[Requirements]: Skip all pictures, then copy the lines from the start of the data through the line with "import plotly.graph_objects as go", keeping both ends.

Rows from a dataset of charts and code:
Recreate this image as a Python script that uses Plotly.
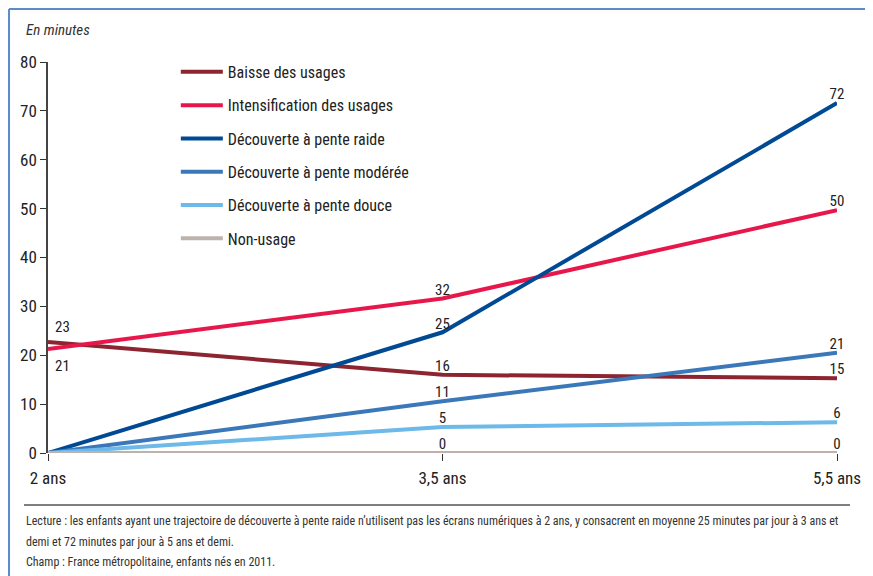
import plotly.graph_objects as go

categories = ["2 ans", "3,5 ans", "5,5 ans"]
series_names = [
    "Baisse des usages",
    "Intensification des usages",
    "Découverte à pente raide",
    "Découverte à pente modérée",
    "Découverte à pente douce",
    "Non-usage",
]
baisse = [22.7, 16, 15.3]
intensification = [21.3, 31.6, 49.7]
raide = [0, 24.7, 71.6]
moderee = [0, 10.6, 20.5]
douce = [0, 5.3, 6.3]
non_usage = [0, 0, 0]

labels = {
    "Baisse des usages": ["23", "16", "15"],
    "Intensification des usages": ["21", "32", "50"],
    "Découverte à pente raide": ["", "25", "72"],
    "Découverte à pente modérée": ["", "11", "21"],
    "Découverte à pente douce": ["", "5", "6"],
    "Non-usage": ["", "0", "0"],
}
# first-point labels drawn as annotations (above for Baisse, below for Intensification)
first_label_shift = {"Baisse des usages": 15, "Intensification des usages": -17}

colors = ["#8C2530", "#E8174B", "#004A94", "#3B78BA", "#6DB9E9", "#BDB2AC"]
values = [baisse, intensification, raide, moderee, douce, non_usage]

FONT = "Liberation Sans Narrow, Roboto Condensed, Arial Narrow, Roboto, sans-serif"

fig = go.Figure()
for i in range(6):
    name = series_names[i]
    txt = list(labels[name])
    if name in first_label_shift:
        fig.add_annotation(x=0, y=values[i][0], text=txt[0], showarrow=False,
                           xanchor="left", yanchor="middle", xshift=5,
                           yshift=first_label_shift[name],
                           font=dict(family=FONT, size=15, color="#222"))
        txt[0] = ""
    fig.add_trace(go.Scatter(
        x=[0, 1, 2], y=values[i], name=name, mode="lines+text",
        line=dict(color=colors[i], width=4),
        text=txt, textposition="top center",
        textfont=dict(family=FONT, size=15, color="#222"),
        cliponaxis=False, legendgroup=name, legendrank=i + 1,
    ))

fig.update_layout(
    width=873, height=576,
    margin=dict(l=40, r=44, t=54, b=131),
    paper_bgcolor="white", plot_bgcolor="white",
    font=dict(family=FONT, size=16, color="#222"),
    showlegend=True,
    legend=dict(x=0.162, y=1.018, xanchor="left", yanchor="top",
                bgcolor="rgba(0,0,0,0)", font=dict(family=FONT, size=16, color="#222"),
                traceorder="grouped", tracegroupgap=9.5, itemwidth=42),
    xaxis=dict(range=[0, 2], tickmode="array", tickvals=[0, 1, 2], ticktext=categories,
               showgrid=False, zeroline=False, showline=False,
               ticks="outside", ticklen=7, tickcolor="#333", tickwidth=1,
               ticklabelstandoff=3,
               tickfont=dict(family=FONT, size=17, color="#222")),
    yaxis=dict(range=[0, 80], tickvals=[0, 10, 20, 30, 40, 50, 60, 70, 80],
               showgrid=False, zeroline=False, showline=True, linecolor="#444", linewidth=1.5,
               ticks="outside", ticklen=6, tickcolor="#333", tickwidth=1,
               tickfont=dict(family=FONT, size=17, color="#222")),
)

# frame and separator
fig.add_shape(type="line", xref="paper", yref="paper", x0=-0.0494, x1=1.1, y0=1.1355, y1=1.1355,
              line=dict(color="#5B8CC8", width=2))
fig.add_shape(type="line", xref="paper", yref="paper", x0=-0.0494, x1=-0.0494, y0=1.1355, y1=-0.34,
              line=dict(color="#5B8CC8", width=2))
fig.add_shape(type="line", xref="paper", yref="paper", x0=-0.0304, x1=1.0165, y0=-0.133, y1=-0.133,
              line=dict(color="#555", width=1.5))

fig.add_annotation(xref="paper", yref="paper", x=-0.0304, y=1.082, xanchor="left", yanchor="middle",
                   text="<i>En minutes</i>", showarrow=False,
                   font=dict(family=FONT, size=15, color="#333"))

notes = [
    "Lecture : les enfants ayant une trajectoire de découverte à pente raide n’utilisent pas les écrans numériques à 2 ans, y consacrent en moyenne 25 minutes par jour à 3 ans et",
    "demi et 72 minutes par jour à 5 ans et demi.",
    "Champ : France métropolitaine, enfants nés en 2011.",
]
note_y = [-0.174, -0.2276, -0.2788]
for t, yy in zip(notes, note_y):
    fig.add_annotation(xref="paper", yref="paper", x=-0.0304, y=yy, xanchor="left", yanchor="middle",
                       text=t, showarrow=False, font=dict(family=FONT, size=12, color="#333"))

fig.write_html("out.html")
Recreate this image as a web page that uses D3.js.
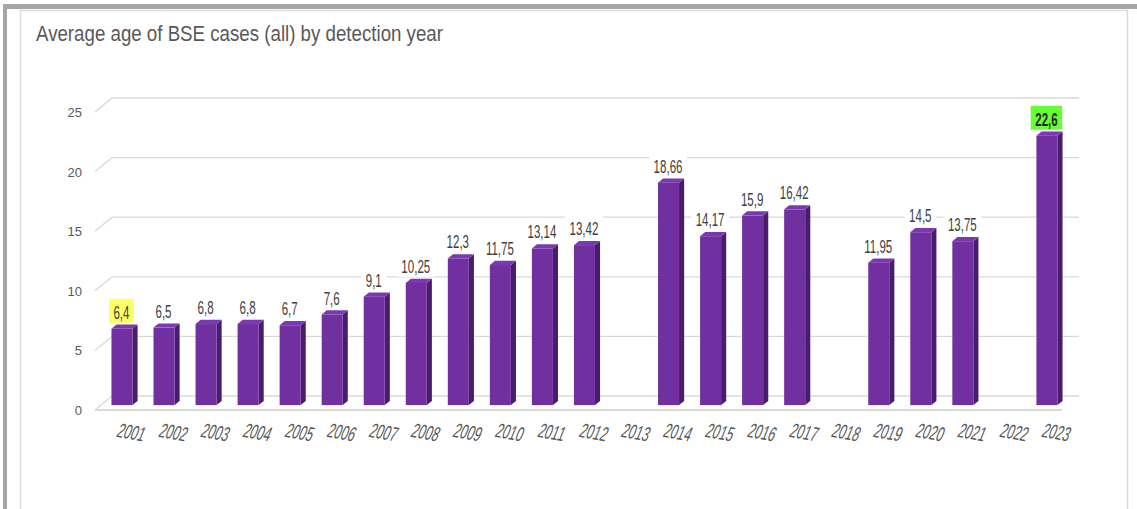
<!DOCTYPE html>
<html>
<head>
<meta charset="utf-8">
<script src="https://cdn.jsdelivr.net/npm/d3@7"></script>
<style>
  html, body { margin: 0; padding: 0; background: #ffffff; }
  svg { display: block; }
</style>
</head>
<body>
<svg id="chart" width="1137" height="509"></svg>
<script>
// Average age of BSE cases by detection year (no cases in 2013, 2018, 2022)
const years = ["2001","2002","2003","2004","2005","2006","2007","2008","2009","2010","2011","2012",
               "2013","2014","2015","2016","2017","2018","2019","2020","2021","2022","2023"];
const averageAge = [6.4, 6.5, 6.8, 6.8, 6.7, 7.6, 9.1, 10.25, 12.3, 11.75, 13.14, 13.42,
                    null, 18.66, 14.17, 15.9, 16.42, null, 11.95, 14.5, 13.75, null, 22.6];
const yTickValues = [0, 5, 10, 15, 20, 25];
const titleText = "Average  age of BSE cases (all) by detection year";

// Styling
const labelFill = { "2001": "#ffff66", "2023": "#66ff33" };
const boldLabel = { "2023": true };
const gridColor = "#d9d9d9";
const textGray = "#595959";
const barFront = "#7030a0", barSide = "#4a1d6c", barTop = "#7c38b0";

const svg = d3.select("#chart");

// Frame
svg.append("rect").attr("x", 3).attr("y", 4).attr("width", 1134).attr("height", 5).attr("fill", "#a6a6a6");
svg.append("rect").attr("x", 3).attr("y", 4).attr("width", 4).attr("height", 505).attr("fill", "#a6a6a6");
svg.append("path").attr("d", "M20.5,509V10.5H1127.5V509")
   .attr("fill", "none").attr("stroke", "#d9d9d9").attr("stroke-width", 1.5);

// Title
svg.append("text").attr("x", 36).attr("y", 41)
   .attr("font-family", "Liberation Sans, Arial, sans-serif").attr("font-size", 22)
   .attr("fill", textGray).attr("textLength", 407).attr("lengthAdjust", "spacingAndGlyphs")
   .text(titleText);

// 3D plot geometry: front plane scales + depth offset
const depthX = 17, depthY = 14;
const x = d3.scaleBand().domain(years).range([95, 1062]).paddingInner(0.5).paddingOuter(0.25);
const y = d3.scaleLinear().domain([0, 25]).range([410, 112]);
const proj = (px, v, d) => [px + depthX * d, y(v) - depthY * d];

const [xL, xR] = x.range();

// Gridlines: diagonal on the side, horizontal on the back wall
const grid = svg.append("g").attr("stroke", gridColor).attr("fill", "none");
yTickValues.forEach(v => {
  const a = proj(xL, v, 0), b = proj(xL, v, 1), c = proj(xR, v, 1);
  grid.append("path").attr("d", `M${a[0]},${a[1]}L${b[0]},${b[1]}L${c[0]},${c[1]}`)
      .attr("stroke-width", 1.3);
});
// Floor front edge
{
  const a = proj(xL, 0, 0), b = proj(xR, 0, 0);
  grid.append("path").attr("d", `M${a[0]},${a[1]}L${b[0]},${b[1]}`).attr("stroke-width", 2);
}

// Y axis labels
const yAxis = d3.axisLeft(y).tickValues(yTickValues).tickSize(0).tickPadding(0);
const yg = svg.append("g").attr("transform", "translate(82,0)").call(yAxis);
yg.select(".domain").remove();
yg.selectAll("text").attr("font-family", "Liberation Sans, Arial, sans-serif")
  .attr("font-size", 13).attr("fill", textGray).attr("dy", "0.35em");

// Bars (front face, side face, top face)
const d0 = 0.35, d1 = 0.65;
const data = years.map((yr, i) => ({ year: yr, value: averageAge[i] })).filter(d => d.value !== null);
const bars = svg.append("g");
data.forEach(d => {
  const x0 = x(d.year), x1 = x(d.year) + x.bandwidth();
  const fbl = proj(x0, 0, d0), fbr = proj(x1, 0, d0), ftl = proj(x0, d.value, d0), ftr = proj(x1, d.value, d0);
  const bbr = proj(x1, 0, d1), btr = proj(x1, d.value, d1), btl = proj(x0, d.value, d1);
  bars.append("path").attr("fill", barSide)
      .attr("d", `M${fbr}L${bbr}L${btr}L${ftr}Z`);
  bars.append("path").attr("fill", barTop)
      .attr("d", `M${ftl}L${ftr}L${btr}L${btl}Z`);
  bars.append("rect").attr("fill", barFront)
      .attr("x", ftl[0]).attr("y", ftl[1]).attr("width", x.bandwidth()).attr("height", fbl[1] - ftl[1]);
});

// Value labels
const fmt = v => String(v).replace(".", ",");
const labelScale = 0.64;
const labels = svg.append("g");
data.forEach(d => {
  const top = proj(x(d.year) + x.bandwidth() / 2, d.value, d0);
  const cx = top[0] - 0.5;
  const boxBottom = top[1] - 6;
  const g = labels.append("g");
  const rect = g.append("rect");
  const t = g.append("text")
     .attr("transform", `translate(${cx},${boxBottom - 4}) scale(${labelScale},1)`)
     .attr("text-anchor", "middle")
     .attr("font-family", "Liberation Sans, Arial, sans-serif")
     .attr("font-size", 18)
     .attr("font-weight", boldLabel[d.year] ? "bold" : "normal")
     .attr("fill", boldLabel[d.year] ? "#262626" : "#404040")
     .text(fmt(d.value));
  const w = t.node().getComputedTextLength() * labelScale + 9;
  rect.attr("x", cx - w / 2).attr("y", boxBottom - 24).attr("width", w).attr("height", 24)
      .attr("fill", labelFill[d.year] || "#ffffff");
});

// X axis labels, slanted
const xl = svg.append("g");
years.forEach(yr => {
  const cx = x(yr) + x.bandwidth() / 2 + depthX * d0 + 7;
  xl.append("text")
    .attr("transform", `translate(${cx},439) rotate(10) skewX(-12) scale(0.6,1)`)
    .attr("text-anchor", "middle")
    .attr("font-family", "Liberation Sans, Arial, sans-serif")
    .attr("font-size", 20.5)
    .attr("fill", textGray)
    .text(yr);
});
</script>
</body>
</html>
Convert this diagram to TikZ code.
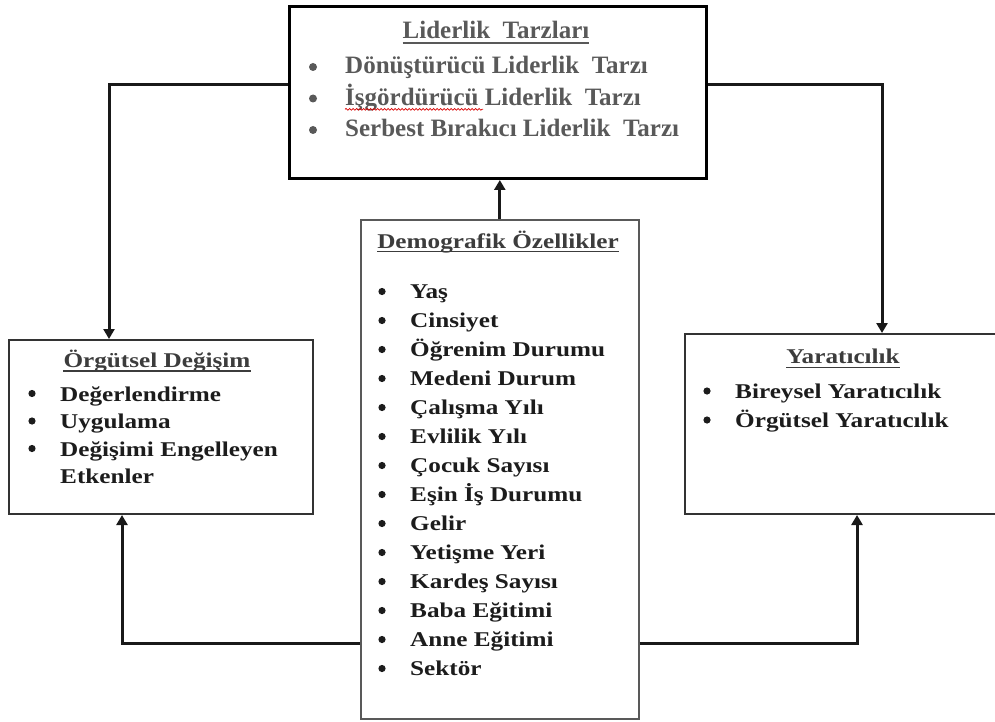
\documentclass[tikz,border=0pt]{standalone}
\usepackage{fontspec}
\setmainfont{Liberation Serif}
\newfontfamily\widefont[FakeStretch=1.2]{Liberation Serif}
\usetikzlibrary{arrows.meta,calc,decorations.pathmorphing}
\definecolor{topgray}{HTML}{595959}
\definecolor{itemblack}{HTML}{1C1C1C}
\definecolor{titlegray}{HTML}{3C3C3C}
\tikzset{
  boxthick/.style={draw=black, line width=3pt, inner sep=0pt, anchor=north west},
  boxthin/.style={draw=black!80, line width=2pt, inner sep=0pt, anchor=north west},
  boxcenter/.style={draw=black!65, line width=1.6pt, inner sep=0pt, anchor=north west},
  topitem/.style={anchor=base west, inner sep=0pt, text=topgray, font=\fontsize{25}{30}\selectfont\bfseries},
  toptitle/.style={anchor=base, inner sep=0pt, text=topgray, font=\fontsize{25}{30}\selectfont\bfseries},
  lowitem/.style={anchor=base west, inner sep=0pt, text=itemblack, font=\widefont\fontsize{21}{25}\selectfont\bfseries},
  lowtitle/.style={anchor=base, inner sep=0pt, text=titlegray, font=\widefont\fontsize{21}{25}\selectfont\bfseries},
  conn/.style={draw=black!90, line width=3pt, -{Triangle[width=11pt,length=10pt]}},
  uline/.style={line width=1.4pt},
}
\begin{document}
\begin{tikzpicture}[x=1pt,y=-1pt]
\useasboundingbox (0,0) rectangle (995,722);

% boxes
\node[boxthick, minimum width=417pt, minimum height=172pt] (top) at (288,5) {};
\node[boxthin, minimum width=304pt, minimum height=174pt] (left) at (8,339) {};
\node[boxthin, minimum width=316pt, minimum height=180pt] (right) at (684,333) {};
\node[boxcenter, minimum width=278pt, minimum height=499pt] (demo) at (360,219) {};

% top box text
\node[toptitle] (tt) at (496,39) {Liderlik\ \ Tarzları};
\draw[uline, topgray] ($(tt.base west)+(0,4)$) -- ($(tt.base east)+(0,4)$);
\node[topitem] (t1) at (345,74) {Dönüştürücü Liderlik\ \ Tarzı};
\node[topitem] (t2) at (345,105.5) {İşgördürücü Liderlik\ \ Tarzı};
\node[topitem] (t3) at (345,137) {Serbest Bırakıcı Liderlik\ \ Tarzı};
\foreach \n in {t1,t2,t3}
  \fill[topgray] ($(\n.base west)+(-32,-7)$) circle (4pt);
\draw[red!85!black, line width=0.7pt, decorate, decoration={snake, amplitude=0.9pt, segment length=3.5pt}]
  ($(t2.base west)+(0,3.8)$) -- ($(t2.base west)+(138,3.8)$);

% left box text
\node[lowtitle] (lt) at (157,367) {Örgütsel Değişim};
\draw[uline, titlegray] ($(lt.base west)+(0,4)$) -- ($(lt.base east)+(0,4)$);
\node[lowitem] (l1) at (60,401) {Değerlendirme};
\node[lowitem] (l2) at (60,428.5) {Uygulama};
\node[lowitem] (l3) at (60,456) {Değişimi Engelleyen};
\node[lowitem] (l4) at (60,483.5) {Etkenler};
\foreach \n in {l1,l2,l3}
  \fill[itemblack] ($(\n.base west)+(-28,-7.5)$) circle (3.6pt);

% right box text
\node[lowtitle] (rt) at (843,363) {Yaratıcılık};
\draw[uline, titlegray] ($(rt.base west)+(0,4.5)$) -- ($(rt.base east)+(0,4.5)$);
\node[lowitem] (r1) at (735,398) {Bireysel Yaratıcılık};
\node[lowitem] (r2) at (735,427) {Örgütsel Yaratıcılık};
\foreach \n in {r1,r2}
  \fill[itemblack] ($(\n.base west)+(-28,-7)$) circle (3.6pt);

% center box text
\node[lowtitle] (dt) at (498,248) {Demografik Özellikler};
\draw[uline, titlegray] ($(dt.base west)+(0,3.5)$) -- ($(dt.base east)+(0,3.5)$);
\foreach \t [count=\i from 0] in {Yaş, Cinsiyet, Öğrenim Durumu, Medeni Durum, Çalışma Yılı, Evlilik Yılı, Çocuk Sayısı, Eşin İş Durumu, Gelir, Yetişme Yeri, Kardeş Sayısı, Baba Eğitimi, Anne Eğitimi, Sektör}
{
  \node[lowitem] (d\i) at (410,298+29*\i) {\t};
  \fill[itemblack] ($(d\i.base west)+(-28,-6.5)$) circle (3.6pt);
}

% connectors
\coordinate (tl) at (109,85);
\coordinate (tr) at (882,85);
\coordinate (bl) at (122,643);
\coordinate (br) at (857,643);
\draw[conn] (top.west |- tl) -| (left.north -| tl);
\draw[conn] (top.east |- tr) -| (right.north -| tr);
\draw[conn] (demo.north) -- (top.south -| demo.north);
\draw[conn] (demo.west |- bl) -| (left.south -| bl);
\draw[conn] (demo.east |- br) -| (right.south -| br);
\end{tikzpicture}
\end{document}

[Solution for this exercise]:
Recreate this image as a Python script that uses Plotly.
import plotly.graph_objects as go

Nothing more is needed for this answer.